Mirror

Zerkalo

Andreï Tarkovski, URSS, 1973, Potemkine Films

Comment

This extract comes from the beginning of the film Mirror, which is largely autobiographical and tells the story of Alexei’s life from childhood to adulthood. The intensity of the sequence is not due to the narrative thread, which is very tenuous - a woman has to say goodbye to a man, returns home where her children are eating and they witness the burning of a barn outside the house - but to great sensory depth and intensity, of remarkable diversity.

It is built around the house and the question of the passage from inside to outside. The sequence begins on the outskirts of a house in the Russian countryside. It is cold, the elements are very present: a swift, sudden gust of wind shakes the grass, the woman clutches her shawl as she reaches the wooden house, deep in the shot. The ground is hard and wet: a woman carries a child lying in a makeshift shelter on a bed of straw.

Inside the protective home, great attention to detail is given to a range of sensations that appeal to the viewer's sensory memory. In a single, very short shot, the children eat.
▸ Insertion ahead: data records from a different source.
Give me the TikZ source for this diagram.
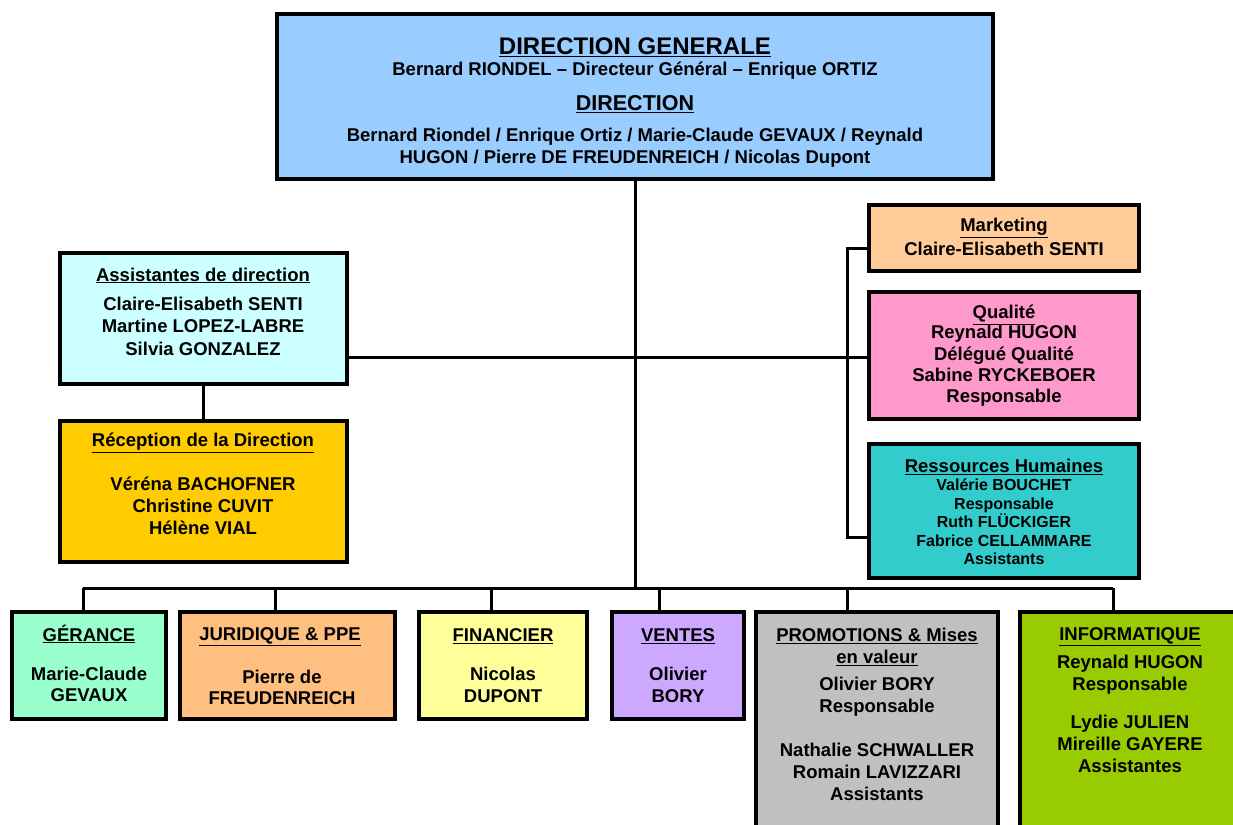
\documentclass[tikz,border=0pt]{standalone}
\usepackage{fontspec}
\setmainfont{Liberation Sans}
\usetikzlibrary{calc}
\definecolor{cdg}{HTML}{99CCFF}
\definecolor{cass}{HTML}{CCFFFF}
\definecolor{crec}{HTML}{FFCC00}
\definecolor{cmkt}{HTML}{FFCC99}
\definecolor{cqual}{HTML}{FF99CC}
\definecolor{crh}{HTML}{33CCCC}
\definecolor{cger}{HTML}{99FFCC}
\definecolor{cjur}{HTML}{FFBF80}
\definecolor{cfin}{HTML}{FFFF99}
\definecolor{cven}{HTML}{CCA8FF}
\definecolor{cpro}{HTML}{C0C0C0}
\definecolor{cinf}{HTML}{99CC00}
\newcommand{\fs}[2]{\fontsize{#1}{#2}\selectfont\bfseries}
\begin{document}
\begin{tikzpicture}[x=1pt,y=-1pt,
  box/.style={draw, line width=3.5pt, inner sep=0pt, outer sep=0pt, anchor=north west},
  lab/.style={align=center, inner sep=0pt},
  conn/.style={line width=3pt}]
\useasboundingbox (0,0) rectangle (1233,824);
\clip (0,0) rectangle (1233,824);
% boxes
\node[box, fill=cdg,  minimum width=716, minimum height=165] (dg)  at (277,14) {};
\node[box, fill=cass, minimum width=287, minimum height=131] (ass) at (60,253) {};
\node[box, fill=crec, minimum width=287, minimum height=141] (rec) at (60,421) {};
\node[box, fill=cmkt, minimum width=270, minimum height=66]  (mkt) at (869,205) {};
\node[box, fill=cqual,minimum width=270, minimum height=127] (qual) at (869,292) {};
\node[box, fill=crh,  minimum width=270, minimum height=134] (rh)  at (869,444) {};
\node[box, fill=cger, minimum width=154, minimum height=107] (ger) at (12,612) {};
\node[box, fill=cjur, minimum width=215, minimum height=107] (jur) at (180,612) {};
\node[box, fill=cfin, minimum width=168, minimum height=107] (fin) at (419,612) {};
\node[box, fill=cven, minimum width=132, minimum height=107] (ven) at (612,612) {};
\node[box, fill=cpro, minimum width=242, minimum height=228] (pro) at (756,612) {};
\node[box, fill=cinf, minimum width=225, minimum height=228] (inf) at (1020,612) {};
% connector coordinates
\coordinate (bx) at (847,0);
\coordinate (d1) at (83,588);
\coordinate (d2) at (275,588);
\coordinate (d3) at (491,588);
\coordinate (d4) at (659,588);
\coordinate (d5) at (847,588);
\coordinate (d6) at (1113,588);
\coordinate (mk) at ($(mkt.west)+(0,10)$);
\coordinate (rk) at ($(rh.west)+(0,26)$);
\coordinate (qk) at ($(qual.west)+(0,2)$);
% connectors
\draw[conn] (dg.south) -- (dg.south |- d1);
\draw[conn] (d1) -- (d6);
\draw[conn] (ass.east |- qk) -- (qk);
\draw[conn] (mk) -- (mk -| bx) -- (rk -| bx) -- (rk);
\draw[conn] (ass.south) -- (rec.north);
\draw[conn] (d1) -- (d1 |- ger.north);
\draw[conn] (d2) -- (d2 |- jur.north);
\draw[conn] (d3) -- (d3 |- fin.north);
\draw[conn] (d4) -- (d4 |- ven.north);
\draw[conn] (d5) -- (d5 |- pro.north);
\draw[conn] (d6) -- (d6 |- inf.north);
% texts: direction generale
\node[lab, font=\fs{24}{26}] (t1) at (635,47) {\underline{DIRECTION GENERALE}};
\node[lab, font=\fs{18.5}{22}] (t2) at (635,71) {Bernard RIONDEL – Directeur Général – Enrique ORTIZ};
\node[lab, font=\fs{21.5}{26}] (t3) at (635,104.5) {\underline{DIRECTION}};
\node[lab, font=\fs{18.5}{22}] (t4) at (635,148) {Bernard Riondel / Enrique Ortiz / Marie-Claude GEVAUX / Reynald\\HUGON / Pierre DE FREUDENREICH / Nicolas Dupont};
% assistantes
\node[lab, font=\fs{18.5}{22}] (a1) at (203,275.5) {\underline{Assistantes de direction}};
\node[lab, font=\fs{18.5}{22.5}] (a2) at (203,326) {Claire-Elisabeth SENTI\\Martine LOPEZ-LABRE\\Silvia GONZALEZ};
% reception
\node[lab, font=\fs{18.5}{22}] (r1) at (203,443) {\underline{Réception de la Direction}};
\node[lab, font=\fs{18.5}{22}] (r2) at (203,506) {Véréna BACHOFNER\\Christine CUVIT\\Hélène VIAL};
% marketing
\node[lab, font=\fs{18.5}{20}] (m1) at (1004,228) {\underline{Marketing}};
\node[lab, font=\fs{18.5}{20}] (m2) at (1004,248.5) {Claire-Elisabeth SENTI};
% qualite
\node[lab, font=\fs{18.5}{21.3}] (q1) at (1004,315) {\underline{Qualité}};
\node[lab, font=\fs{18.5}{21.3}] (q2) at (1004,366) {Reynald HUGON\\Délégué Qualité\\Sabine RYCKEBOER\\Responsable};
% RH
\node[lab, font=\fs{18.5}{20}] (h1) at (1004,467) {\underline{Ressources Humaines}};
\node[lab, font=\fs{16}{18.5}] (h2) at (1004,522) {Valérie BOUCHET\\Responsable\\Ruth FLÜCKIGER\\Fabrice CELLAMMARE\\Assistants};
% bottom row
\node[lab, font=\fs{18.5}{21}] (g1) at (89,634) {\underline{GÉRANCE}};
\node[lab, font=\fs{18.5}{21}] (g2) at (89,684.5) {Marie-Claude\\GEVAUX};
\node[lab, font=\fs{18.5}{21}] (j1) at (280,636.5) {\underline{JURIDIQUE \& PPE}};
\node[lab, font=\fs{18.5}{21}] (j2) at (282,687.5) {Pierre de\\FREUDENREICH};
\node[lab, font=\fs{18.5}{22}] (f1) at (503,636) {\underline{FINANCIER}};
\node[lab, font=\fs{18.5}{22}] (f2) at (503,685) {Nicolas\\DUPONT};
\node[lab, font=\fs{18.5}{22}] (v1) at (678,636) {\underline{VENTES}};
\node[lab, font=\fs{18.5}{22}] (v2) at (678,685) {Olivier\\BORY};
\node[lab, font=\fs{18.5}{22}] (p1) at (877,647) {\underline{PROMOTIONS \& Mises}\\\underline{en valeur}};
\node[lab, font=\fs{18.5}{22}] (p2) at (877,697) {Olivier BORY\\Responsable};
\node[lab, font=\fs{18.5}{22}] (p3) at (877,772) {Nathalie SCHWALLER\\Romain LAVIZZARI\\Assistants};
\node[lab, font=\fs{18.5}{22}] (i1) at (1130,636.5) {\underline{INFORMATIQUE}};
\node[lab, font=\fs{18.5}{21.5}] (i2) at (1130,674.5) {Reynald HUGON\\Responsable};
\node[lab, font=\fs{18.5}{22}] (i3) at (1130,744) {Lydie JULIEN\\Mireille GAYERE\\Assistantes};
\end{tikzpicture}
\end{document}
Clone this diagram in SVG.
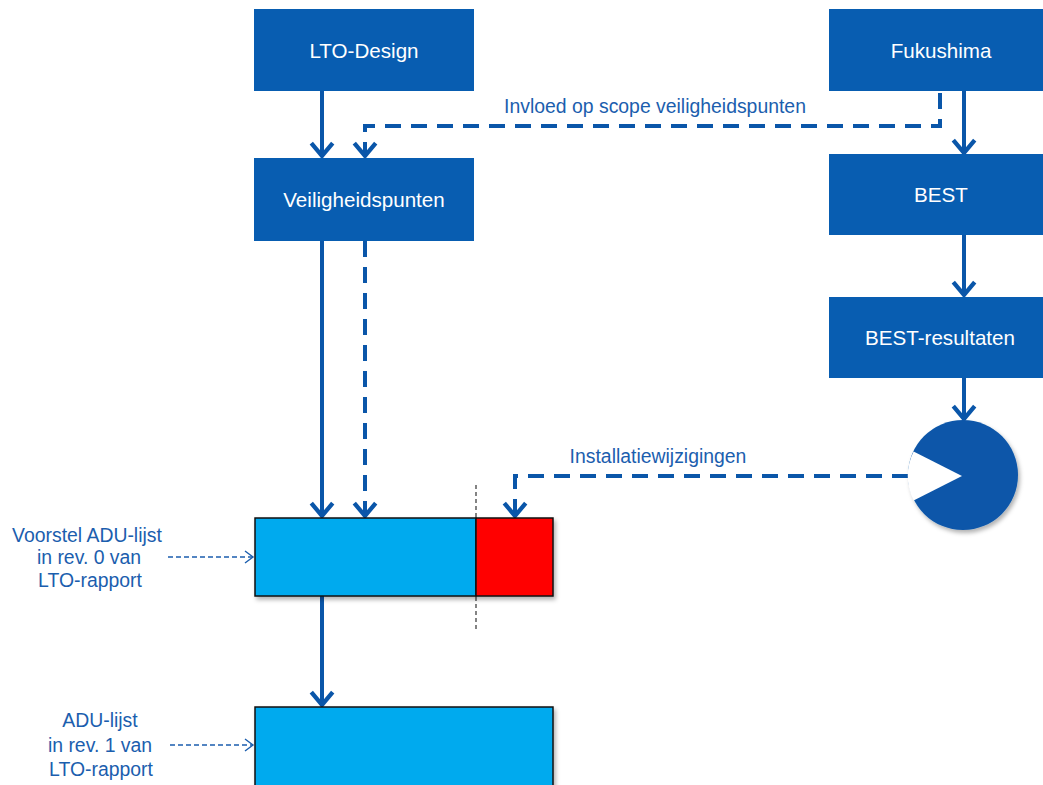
<svg xmlns="http://www.w3.org/2000/svg" width="1043" height="785" viewBox="0 0 1043 785">
<style>
.box{fill:#085DB1;}
.bt{font-family:"Liberation Sans",Arial,sans-serif;font-size:20.6px;fill:#fff;text-anchor:middle;}
.lbl{font-family:"Liberation Sans",Arial,sans-serif;font-size:19.4px;fill:#1B5EAE;text-anchor:middle;}
.sol{fill:none;stroke:#0A56A9;stroke-width:4;marker-end:url(#ah);}
.dsh{fill:none;stroke:#0A56A9;stroke-width:4;stroke-dasharray:16 10;marker-end:url(#ah);}
.thin{fill:none;stroke:#1B5EAE;stroke-width:1.4;stroke-dasharray:5 3;marker-end:url(#sa);}
.adu{stroke:#111;stroke-width:1.5;}
</style>
<defs>
<marker id="ah" markerUnits="userSpaceOnUse" markerWidth="30" markerHeight="30" viewBox="-16 -14 20 28" refX="0" refY="0" orient="auto" overflow="visible">
<path d="M-13,-10 L-1,0 L-13,10" fill="none" stroke="#0A56A9" stroke-width="4" stroke-linejoin="miter"/>
</marker>
<marker id="sa" markerUnits="userSpaceOnUse" markerWidth="14" markerHeight="14" viewBox="-10 -7 12 14" refX="0" refY="0" orient="auto" overflow="visible">
<path d="M-8,-6 L0,0 L-8,6" fill="none" stroke="#1B5EAE" stroke-width="1.4"/>
</marker>
<filter id="sh" x="-10%" y="-10%" width="130%" height="130%">
<feDropShadow dx="2" dy="3" stdDeviation="2" flood-color="#000" flood-opacity="0.3"/>
</filter>
</defs>
<g id="connectors">
<line class="sol" x1="322" y1="91" x2="322" y2="157"/>
<path class="dsh" d="M940,93 V126 H365 V157"/>
<line class="sol" x1="964" y1="91" x2="964" y2="154"/>
<line class="sol" x1="964" y1="235" x2="964" y2="296"/>
<line class="sol" x1="964" y1="378" x2="964" y2="420"/>
<line class="sol" x1="322" y1="241" x2="322" y2="517"/>
<line class="dsh" x1="365" y1="241" x2="365" y2="517"/>
<path class="dsh" d="M908,476 H515 V517"/>
<line class="sol" x1="322" y1="596" x2="322" y2="706"/>
<line class="thin" x1="168" y1="557" x2="253" y2="557"/>
<line class="thin" x1="170" y1="745" x2="253" y2="745"/>
<line x1="476" y1="485" x2="476" y2="630" stroke="#333" stroke-width="1.2" stroke-dasharray="4 3"/>
<text class="lbl" x="655" y="113">Invloed op scope veiligheidspunten</text>
<text class="lbl" x="658" y="463">Installatiewijzigingen</text>
</g>
<g id="lto-design"><rect class="box" x="254" y="9" width="220" height="82"/><text class="bt" x="364" y="58">LTO-Design</text></g>
<g id="veiligheidspunten"><rect class="box" x="254" y="158" width="220" height="83"/><text class="bt" x="364" y="207">Veiligheidspunten</text></g>
<g id="fukushima"><rect class="box" x="829" y="9" width="224" height="82"/><text class="bt" x="941" y="58">Fukushima</text></g>
<g id="best"><rect class="box" x="829" y="154" width="224" height="81"/><text class="bt" x="941" y="202">BEST</text></g>
<g id="best-resultaten"><rect class="box" x="829" y="297" width="224" height="81"/><text class="bt" x="940" y="345">BEST-resultaten</text></g>
<g id="decision">
<circle cx="963" cy="475" r="55" fill="#0A56A9" filter="url(#sh)"/>
<path d="M962,476 L913.6,451.4 A54.5,54.5 0 0 0 913.6,500.6 Z" fill="#fff"/>
</g>
<g id="adu-rev0">
<g filter="url(#sh)">
<rect class="adu" x="255" y="518" width="221" height="78" fill="#00AAEE"/>
<rect class="adu" x="476" y="518" width="77" height="78" fill="#FF0000"/>
</g>
<text class="lbl"><tspan x="87" y="542">Voorstel ADU-lijst</tspan><tspan x="89" y="564">in rev. 0 van</tspan><tspan x="90" y="587">LTO-rapport</tspan></text>
</g>
<g id="adu-rev1">
<rect class="adu" x="255" y="707" width="298" height="82" fill="#00AAEE" filter="url(#sh)"/>
<text class="lbl"><tspan x="100" y="727">ADU-lijst</tspan><tspan x="100" y="752">in rev. 1 van</tspan><tspan x="101" y="776">LTO-rapport</tspan></text>
</g>
</svg>
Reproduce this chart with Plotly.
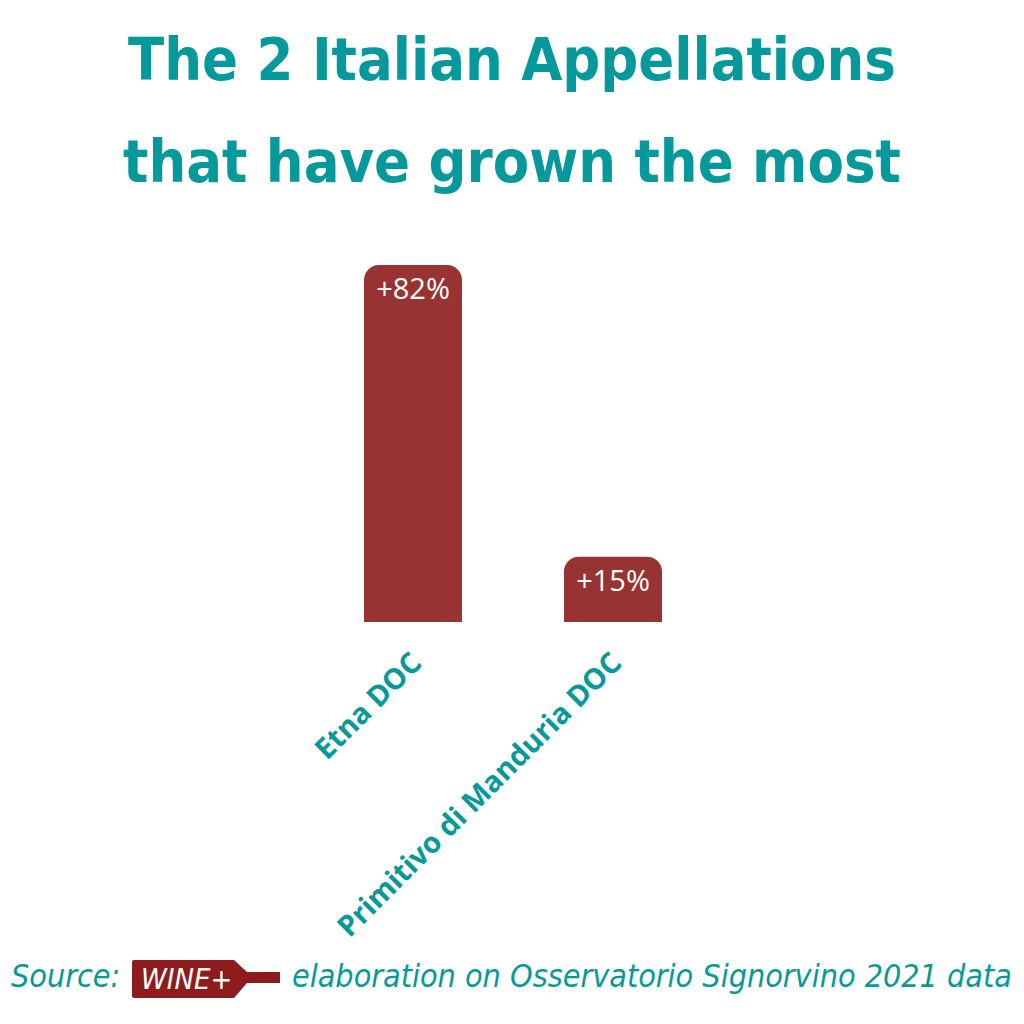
import plotly.graph_objects as go

categories = ["Etna DOC", "Primitivo di Manduria DOC"]
growth = [82, 15]
labels = ["+82%", "+15%"]

W, H = 1024, 1024
OFF = 8  # page body margin
L, T = 362 - 49 - OFF, 265 - OFF
PW, PH = 400, 357
R = W - L - PW
B = H - T - PH

def px(x):
    return (x - OFF - L) / PW

def py(y):
    return (T + PH - (y - OFF)) / PH

TEAL = "#05999b"
RED = "#983334"

fig = go.Figure(go.Bar(
    x=categories, y=growth, text=labels,
    textposition="inside", insidetextanchor="end", textangle=0,
    constraintext="none",
    textfont=dict(family="Open Sans", size=29, color="white"),
    marker=dict(color=RED, cornerradius=15, line=dict(width=0)),
    width=0.49,
))

fig.update_layout(
    width=W, height=H, margin=dict(l=L, r=R, t=T, b=B, autoexpand=False),
    paper_bgcolor="white", plot_bgcolor="white", showlegend=False,
    xaxis=dict(range=[-0.5, 1.5], tickangle=-45, showgrid=False, showline=False,
               zeroline=False, ticks="", ticklabelstandoff=17,
               tickfont=dict(family="Open Sans", size=29, color=TEAL, weight="bold")),
    yaxis=dict(range=[0, 82], visible=False, showgrid=False, zeroline=False),
)

COND = "DejaVu Sans Condensed, Liberation Sans Narrow, Roboto Condensed, sans-serif"
title_font = dict(family=COND, size=59, color=TEAL, weight="bold")
fig.add_annotation(text="The 2 Italian Appellations", x=px(512), y=py(96), xref="paper", yref="paper",
                   xanchor="center", yanchor="bottom", showarrow=False, font=title_font)
fig.add_annotation(text="that have grown the most", x=px(512), y=py(198), xref="paper", yref="paper",
                   xanchor="center", yanchor="bottom", showarrow=False, font=title_font)

foot_font = dict(family=COND, size=32, color=TEAL, style="italic")
fig.add_annotation(text="Source:", x=px(9), y=py(976), xref="paper", yref="paper",
                   xanchor="left", yanchor="middle", showarrow=False, font=foot_font)
fig.add_annotation(text="elaboration on Osservatorio Signorvino 2021 data", x=px(1014), y=py(976),
                   xref="paper", yref="paper", xanchor="right", yanchor="middle",
                   showarrow=False, font=foot_font)

# logo bottle
path = (f"M {px(134)},{py(960)} L {px(234)},{py(960)} L {px(247)},{py(972)} L {px(280)},{py(972)} "
        f"L {px(280)},{py(983)} L {px(247)},{py(983)} L {px(234)},{py(998)} L {px(134)},{py(998)} "
        f"Q {px(132)},{py(998)} {px(132)},{py(996)} L {px(132)},{py(962)} Q {px(132)},{py(960)} {px(134)},{py(960)} Z")
fig.add_shape(type="path", path=path, xref="paper", yref="paper",
              fillcolor="#8e1c1f", line=dict(width=0))
fig.add_annotation(text="WINE+", x=px(186), y=py(979), xref="paper", yref="paper",
                   xanchor="center", yanchor="middle", showarrow=False,
                   font=dict(family=COND, size=29, color="white", style="italic"))

fig.write_html("out.html")
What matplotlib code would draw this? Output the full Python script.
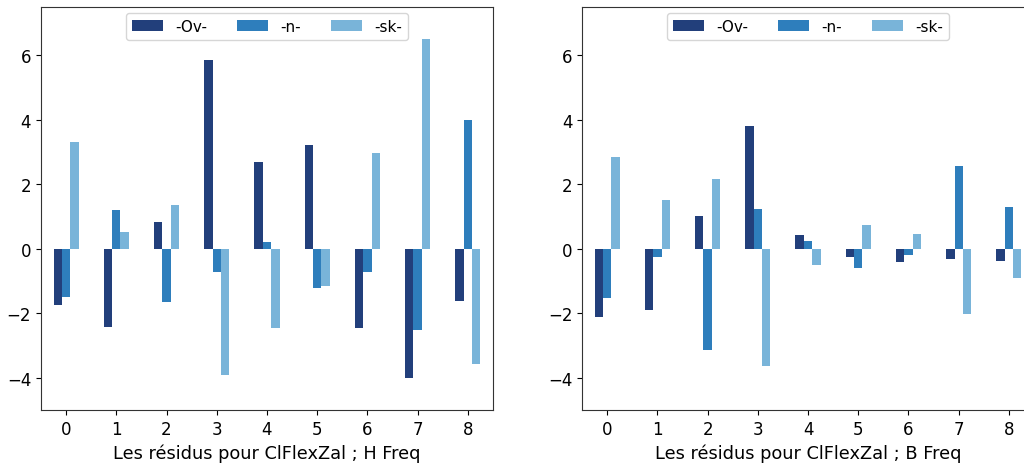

Our attention is drawn equally to the milk spilled on the wooden table, the scattered raspberries, the cat lapping up the milk and having salt poured playfully on its head. Faced with a blaze which consumes the barn, the woman grabs a bucket from the well, drawing water to cool herself. There is no opposition presented between inside and outside, but a great permeability between the two worlds is offered - a slow tracking shot accompanies the mother's gaze to the bouquet in front of the open window which leads us outside, where rain soaks the empty garden. Similarly, the last part of the sequence, which is highly structured, embraces the call for help that comes from outside in the same cinematic gesture, the children who rush to see the fire and the mother who goes out, joining the man, looking into the blaze. In Tarkovsky's cinema, both the material and objects have their own organic life and exist as much as the characters: thus when the children leave the table in a hurry, the camera remains on the table and the bottle falls to the ground, rolling on the floor. The soundtrack reinforces the power of this sensory universe: the whispering of the children and the cries of the neighbours, the footsteps on the wooden floor, the crackling fire, the drops of rain falling from the roof. At the beginning of the sequence, these everyday sounds are partially covered by the voice-over reading a poem. It is the voice of Arseni, Tarkovsky's father, reading one of his texts. In this sequence, which apparently has no scenic importance, the spectator has the impression of entering a universe of great sensory power which forms a world of its own. There are no temporal markers, but there is the sensation of time passing and the impression of nostalgia. The passage of sensations, sometimes linked to contradictory emotions (the mother's tears, the children's joy mixed with terror at the fire) concern the characters as much as the audience. They also appear, through this enigmatic poem, as reminiscences on the director's childhood.